Mulheres, conservacionistas, unidas, jamais serão vencidas

As instituições lideradas por Fernanda, Angela, Juliana e Raquel têm perfis diferenciados, mas seus objetivos estão na mesma direção, por isso a afinidade e o entrosamento se deram muito rápido e o projeto já avançou tanto.

Angela destaca o o condutor deste primeiro trabalho juntas: “Buscamos ampliar parcerias e cada vez mais aumentar nosso poder de atuação para estabelecer soluções denitivas para esse problema de dimensões tão gigantescas, quanto inaceitáveis”. E Raquel completa:

“Somos um grupo de mulheres brasileiras, que trabalham com conservação da natureza e proteção da fauna. Somos, antes de mais nada, apaixonadas pela biodiversidade, pelos animais e temos, cada uma a seu modo, dedicado nossas vidas à proteção dos que não têm voz.
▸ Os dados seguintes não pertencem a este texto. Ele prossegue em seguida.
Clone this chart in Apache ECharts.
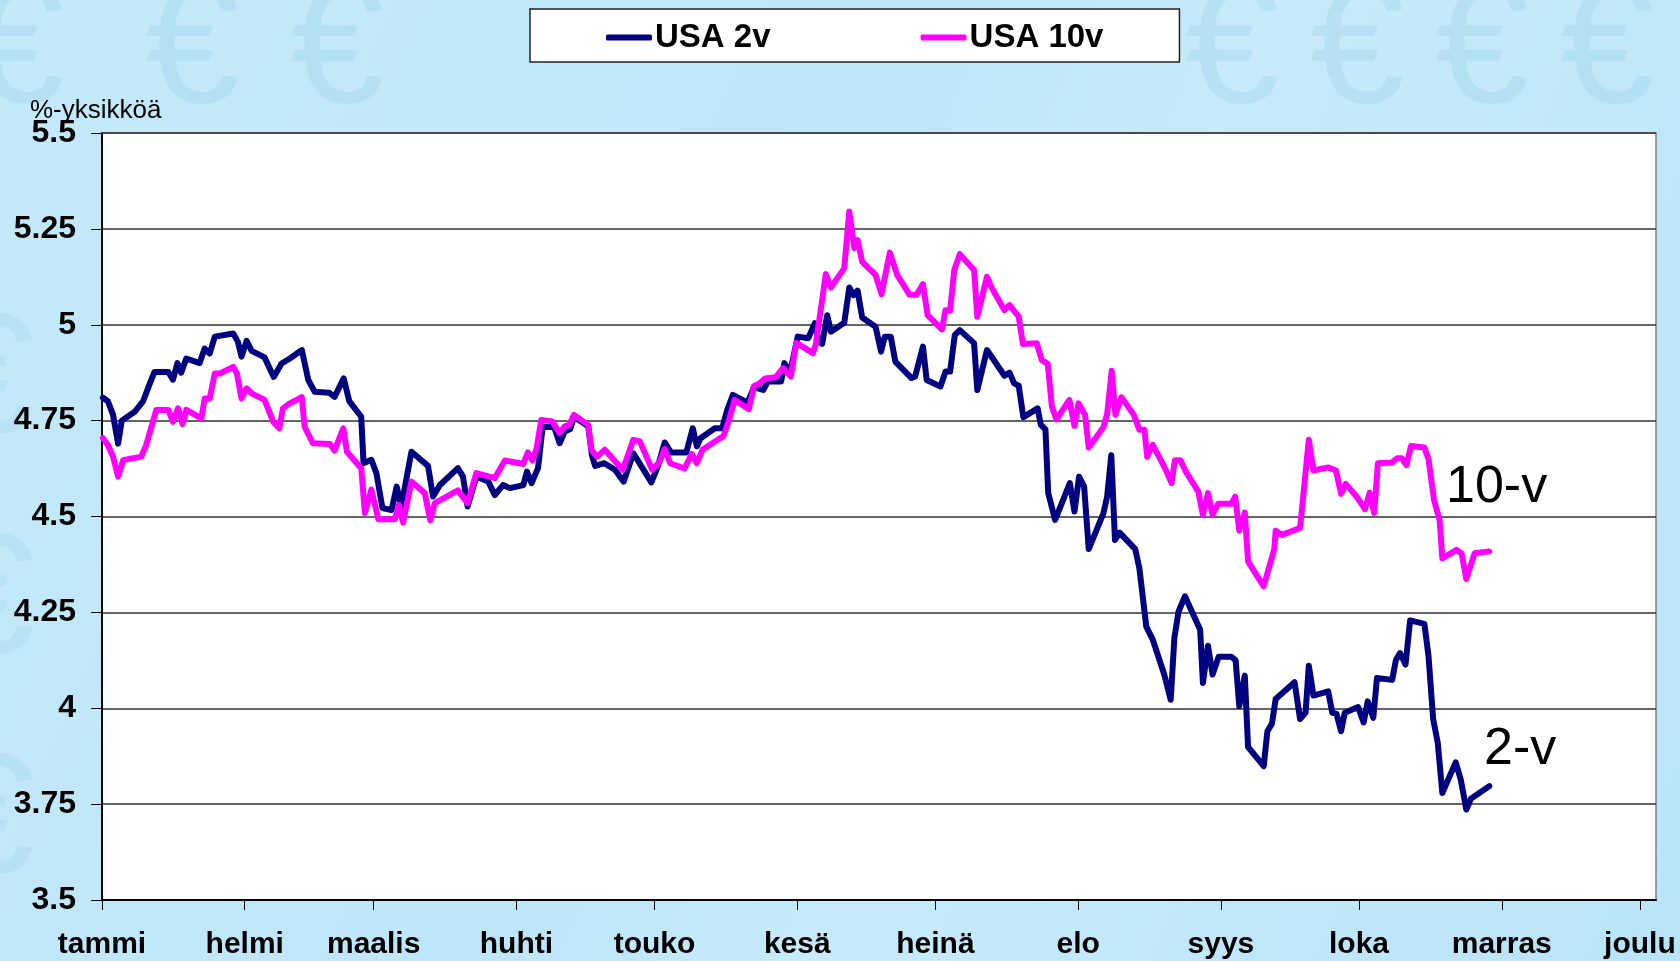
<!DOCTYPE html>
<html>
<head>
<meta charset="utf-8">
<title>USA 2v ja 10v korot</title>
<script src="https://cdn.jsdelivr.net/npm/echarts@6/dist/echarts.min.js"></script>
<style>
  html, body { margin: 0; padding: 0; }
  body { background: linear-gradient(115deg, #c4e9f9 0%, #bde6f8 45%, #c6eafa 60%, #b9e4f7 100%); }
  #main { width: 1680px; height: 961px; }
</style>
</head>
<body>
<div id="main"></div>
<script>
// kuukausien alkupäivät (päivä vuoden alusta) ja nimet
var monthStarts = [0, 31, 59, 90, 120, 151, 181, 212, 243, 273, 304, 334];
var monthNames = ["tammi", "helmi", "maalis", "huhti", "touko", "kesä", "heinä", "elo", "syys", "loka", "marras", "joulu"];

// USA 2v (päivä, %)
var usa2Days = [0.2, 1.3, 2.4, 3.5, 4.3, 7.1, 8.9, 10.4, 11.4, 14.4, 15.4, 16.4, 17.2, 18.3, 21.2, 22.3, 23.4, 24.5, 28.5, 29.5,
  30.3, 31.4, 32.5, 35.3, 37.3, 39.0, 40.8, 43.4, 44.8, 46.2, 49.3, 50.5, 52.5, 53.7, 56.3, 56.8, 58.5, 59.6, 60.9, 62.9,
  64.0, 65.0, 67.2, 70.8, 71.9, 73.4, 77.3, 78.4, 79.4, 81.3, 83.9, 85.3, 87.1, 88.6, 91.5, 92.3, 93.3, 94.7, 95.7, 98.2,
  99.4, 100.5, 101.7, 102.5, 105.6, 106.4, 107.1, 109.1, 111.4, 113.3, 115.4, 119.3, 120.7, 122.2, 123.6, 126.9, 128.3, 129.2, 130.0, 133.1,
  134.7, 135.8, 137.0, 140.2, 141.6, 143.6, 144.6, 147.5, 148.2, 149.4, 151.1, 153.4, 154.8, 155.6, 156.4, 157.5, 158.3, 161.2, 162.3, 163.2,
  164.1, 165.1, 168.0, 169.2, 170.0, 171.3, 172.3, 175.8, 176.6, 178.3, 179.1, 182.1, 183.2, 184.2, 185.2, 186.3, 189.4, 190.1, 192.2, 196.0,
  197.1, 198.1, 199.1, 200.1, 203.2, 203.9, 204.9, 205.5, 207.0, 210.2, 211.2, 212.2, 213.3, 214.3, 217.5, 218.3, 219.2, 220.0, 221.0, 224.4,
  225.3, 226.8, 228.2, 230.7, 232.1, 232.9, 233.8, 235.2, 238.5, 239.1, 240.2, 241.2, 242.5, 245.3, 246.2, 247.0, 248.2, 248.9, 252.3, 253.1,
  254.1, 254.9, 259.0, 260.2, 261.4, 262.1, 263.1, 266.3, 267.2, 268.1, 269.1, 269.9, 272.8, 274.0, 274.9, 276.1, 276.9, 280.2, 281.0, 281.9,
  283.1, 284.1, 287.2, 288.1, 289.1, 290.1, 291.1, 294.0, 295.1, 296.3, 297.3, 301.3];
var usa2Values = [4.81, 4.80, 4.765, 4.69, 4.75, 4.773, 4.80, 4.847, 4.877, 4.877, 4.857, 4.90, 4.875, 4.912, 4.90, 4.938, 4.925, 4.969, 4.977, 4.956,
  4.917, 4.958, 4.932, 4.915, 4.864, 4.899, 4.912, 4.934, 4.856, 4.825, 4.823, 4.812, 4.86, 4.801, 4.76, 4.639, 4.648, 4.613, 4.522, 4.517,
  4.578, 4.526, 4.669, 4.632, 4.552, 4.582, 4.626, 4.604, 4.526, 4.604, 4.591, 4.556, 4.582, 4.574, 4.582, 4.617, 4.587, 4.626, 4.734, 4.733,
  4.691, 4.722, 4.728, 4.76, 4.735, 4.66, 4.632, 4.639, 4.622, 4.591, 4.665, 4.589, 4.63, 4.693, 4.667, 4.667, 4.73, 4.683, 4.704, 4.73,
  4.73, 4.778, 4.817, 4.797, 4.837, 4.83, 4.852, 4.852, 4.90, 4.874, 4.969, 4.965, 5.004, 4.96, 4.95, 5.025, 4.982, 5.005, 5.097, 5.077,
  5.089, 5.019, 4.995, 4.93, 4.969, 4.969, 4.904, 4.861, 4.865, 4.943, 4.856, 4.839, 4.878, 4.878, 4.973, 4.986, 4.952, 4.83, 4.934, 4.867,
  4.875, 4.847, 4.841, 4.759, 4.782, 4.739, 4.727, 4.561, 4.491, 4.587, 4.513, 4.604, 4.578, 4.415, 4.509, 4.552, 4.66, 4.439, 4.458, 4.415,
  4.365, 4.213, 4.179, 4.088, 4.022, 4.183, 4.252, 4.292, 4.205, 4.066, 4.163, 4.088, 4.134, 4.134, 4.125, 4.005, 4.085, 3.899, 3.849, 3.94,
  3.96, 4.024, 4.068, 3.972, 3.989, 4.111, 4.033, 4.044, 3.988, 3.986, 3.94, 3.988, 4.003, 3.963, 4.018, 3.975, 4.079, 4.074, 4.125, 4.144,
  4.114, 4.229, 4.22, 4.135, 3.972, 3.91, 3.779, 3.859, 3.814, 3.736, 3.764, 3.797];

// USA 10v (päivä, %)
var usa10Days = [0.2, 1.3, 2.4, 3.5, 4.6, 8.5, 9.6, 11.8, 14.4, 15.4, 16.5, 17.5, 18.3, 21.6, 22.3, 23.4, 24.5, 25.6, 28.5, 29.3,
  30.3, 31.4, 32.5, 35.3, 37.2, 38.5, 39.3, 40.8, 43.4, 44.0, 45.8, 49.5, 50.5, 52.4, 53.2, 56.3, 57.1, 58.5, 60.0, 63.6,
  64.5, 65.4, 67.2, 70.1, 71.3, 72.3, 77.3, 79.4, 81.3, 85.3, 87.5, 91.5, 92.5, 93.5, 94.4, 95.4, 97.8, 99.4, 100.5, 101.5,
  102.5, 105.6, 106.3, 107.5, 109.2, 113.1, 115.4, 116.8, 119.5, 121.1, 122.2, 123.4, 126.5, 128.1, 129.2, 130.4, 135.0, 136.2, 137.4, 140.5,
  141.6, 142.8, 144.0, 146.3, 147.9, 149.6, 150.8, 154.4, 155.0, 157.2, 158.3, 161.2, 162.3, 163.4, 164.1, 165.1, 168.0, 169.3, 171.1, 172.7,
  175.4, 176.9, 178.3, 179.3, 182.4, 183.2, 184.2, 185.1, 186.3, 189.4, 190.1, 192.2, 193.2, 196.0, 197.1, 199.1, 200.0, 203.0, 204.1, 205.4,
  206.3, 207.3, 210.1, 211.2, 212.1, 213.5, 214.3, 217.5, 218.3, 219.3, 220.1, 221.4, 224.1, 225.3, 226.4, 227.0, 228.2, 230.7, 232.3, 233.0,
  234.2, 235.4, 238.1, 239.1, 240.2, 241.2, 242.4, 245.3, 246.1, 247.0, 248.2, 248.9, 252.3, 254.6, 254.9, 256.3, 260.2, 260.8, 262.1, 263.1,
  266.3, 268.0, 269.1, 270.1, 272.6, 274.3, 275.3, 276.3, 277.1, 280.2, 281.3, 282.3, 283.3, 284.3, 287.2, 288.1, 289.3, 290.5, 291.1, 294.2,
  295.3, 296.3, 298.1, 301.3];
var usa10Values = [4.704, 4.686, 4.656, 4.604, 4.647, 4.656, 4.686, 4.778, 4.778, 4.747, 4.782, 4.741, 4.778, 4.756, 4.808, 4.808, 4.873, 4.873, 4.89, 4.873,
  4.808, 4.834, 4.821, 4.804, 4.747, 4.73, 4.782, 4.795, 4.811, 4.734, 4.691, 4.689, 4.672, 4.73, 4.669, 4.626, 4.509, 4.57, 4.493, 4.493,
  4.53, 4.484, 4.591, 4.561, 4.49, 4.535, 4.568, 4.535, 4.613, 4.60, 4.646, 4.637, 4.667, 4.646, 4.678, 4.752, 4.748, 4.717, 4.735, 4.739,
  4.765, 4.739, 4.674, 4.656, 4.674, 4.622, 4.70, 4.696, 4.622, 4.643, 4.676, 4.639, 4.625, 4.663, 4.639, 4.674, 4.71, 4.752, 4.804, 4.78,
  4.84, 4.847, 4.86, 4.863, 4.887, 4.865, 4.953, 4.926, 4.947, 5.132, 5.097, 5.147, 5.295, 5.20, 5.221, 5.164, 5.13, 5.08, 5.188, 5.13,
  5.078, 5.078, 5.106, 5.025, 4.988, 5.038, 5.037, 5.143, 5.184, 5.143, 5.021, 5.125, 5.097, 5.038, 5.051, 5.021, 4.95, 4.952, 4.908, 4.898,
  4.786, 4.753, 4.804, 4.736, 4.795, 4.765, 4.68, 4.733, 4.767, 4.88, 4.765, 4.811, 4.765, 4.726, 4.726, 4.656, 4.687, 4.63, 4.587, 4.647,
  4.647, 4.617, 4.565, 4.504, 4.561, 4.504, 4.533, 4.533, 4.552, 4.463, 4.51, 4.383, 4.318, 4.415, 4.463, 4.452, 4.47, 4.543, 4.70, 4.62,
  4.628, 4.62, 4.559, 4.585, 4.55, 4.519, 4.562, 4.509, 4.639, 4.641, 4.652, 4.652, 4.634, 4.684, 4.68, 4.649, 4.543, 4.491, 4.391, 4.413,
  4.403, 4.337, 4.404, 4.409];

function pairs(days, values) {
  return days.map(function (d, i) { return [d, values[i]]; });
}

// taustan haaleat euromerkit
var euroX = [40, 215, 360, 1255, 1380, 1505, 1630];
var euroGraphics = euroX.map(function (x) {
  return {
    type: "text", left: x - 70, top: -30, z: -10, silent: true,
    style: { text: "€", font: "170px 'Liberation Sans'", fill: "rgba(150,205,232,0.3)" }
  };
});
[300, 520, 740].forEach(function (y) {
  euroGraphics.push({
    type: "text", left: -60, top: y, z: -10, silent: true,
    style: { text: "€", font: "170px 'Liberation Sans'", fill: "rgba(150,205,232,0.25)" }
  });
});

var chartDom = document.getElementById("main");
var myChart = echarts.init(chartDom, null, { renderer: "canvas" });
var option;

var labelFont = { color: "#000", fontFamily: "Liberation Sans", fontWeight: "bold" };

option = {
  animation: false,
  backgroundColor: "transparent",
  textStyle: { fontFamily: "Liberation Sans" },
  legend: {
    left: 530,
    top: 9,
    padding: [12, 76, 8, 76],
    backgroundColor: "#fff",
    borderColor: "#222",
    borderWidth: 1.5,
    borderRadius: 0,
    itemWidth: 46,
    itemHeight: 6,
    itemGap: 150,
    icon: "roundRect",
    textStyle: Object.assign({ fontSize: 33, padding: [0, 0, 0, -2] }, labelFont),
    data: ["USA 2v", "USA 10v"]
  },
  grid: {
    left: 102,
    right: 24,
    top: 133,
    bottom: 61,
    show: true,
    backgroundColor: "#fff",
    borderColor: "#808080",
    borderWidth: 1.5
  },
  xAxis: {
    type: "value",
    min: 0,
    max: 337.5,
    axisLine: { show: true, lineStyle: { color: "#000", width: 2 } },
    axisTick: { show: true, inside: false, length: 10, customValues: monthStarts, lineStyle: { color: "#000", width: 1 } },
    axisLabel: Object.assign({
      fontSize: 30,
      margin: 30,
      customValues: monthStarts,
      formatter: function (v) { return monthNames[monthStarts.indexOf(v)]; }
    }, labelFont),
    splitLine: { show: false }
  },
  yAxis: {
    type: "value",
    min: 3.5,
    max: 5.5,
    interval: 0.25,
    axisLine: { show: true, lineStyle: { color: "#000", width: 2 } },
    axisTick: { show: true, length: 11, lineStyle: { color: "#000", width: 1 } },
    axisLabel: Object.assign({ fontSize: 32, margin: 26 }, labelFont),
    splitLine: { show: true, lineStyle: { color: "#303030", width: 1.5 } }
  },
  graphic: euroGraphics.concat([
    {
      type: "text", left: 30, top: 98, z: 90,
      style: { text: "%-yksikköä", font: "26px 'Liberation Sans'", fill: "#000" }
    },
    {
      type: "text", left: 1446, top: 462, z: 100,
      style: { text: "10-v", font: "52px 'Liberation Sans'", fill: "#000" }
    },
    {
      type: "text", left: 1484, top: 724, z: 100,
      style: { text: "2-v", font: "52px 'Liberation Sans'", fill: "#000" }
    }
  ]),
  series: [
    {
      name: "USA 2v",
      type: "line",
      showSymbol: false,
      symbol: "none",
      data: pairs(usa2Days, usa2Values),
      itemStyle: { color: "#000080" },
      lineStyle: { color: "#000080", width: 6, join: "round", cap: "round" }
    },
    {
      name: "USA 10v",
      type: "line",
      showSymbol: false,
      symbol: "none",
      data: pairs(usa10Days, usa10Values),
      itemStyle: { color: "#ff00ff" },
      lineStyle: { color: "#ff00ff", width: 6, join: "round", cap: "round" }
    }
  ]
};
myChart.setOption(option);
</script>
</body>
</html>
Confiamos na nossa força de trabalho e de vontade para fazer a diferença e também na capacidade de ampliarmos parcerias e mobilizarmos mais e mais setores da sociedade para essa causa.

Como mulheres, estamos familiarizadas com desafios e, talvez por isso, sejamos incansáveis e não aceitemos um ‘não’ como resposta. isso serve para que continuemos a pensar em novas alternativas.

Entendemos que, juntas, formamos numa boa alquimia, reunindo capacidades e competências diferenciadas que se completam.

Desde o início nos apoiamos: da concepção da proposta até a implementação. Sabemos que se trata de um desafio imenso, mas acreditamos que este projeto mudará a realidade encontrada nas rodovias de Bonito, onde centenas de animais são atropelados todos os anos.

Somos um grupo de mulheres que não aceita olhar para esta tragédia e não encontrar uma solução“.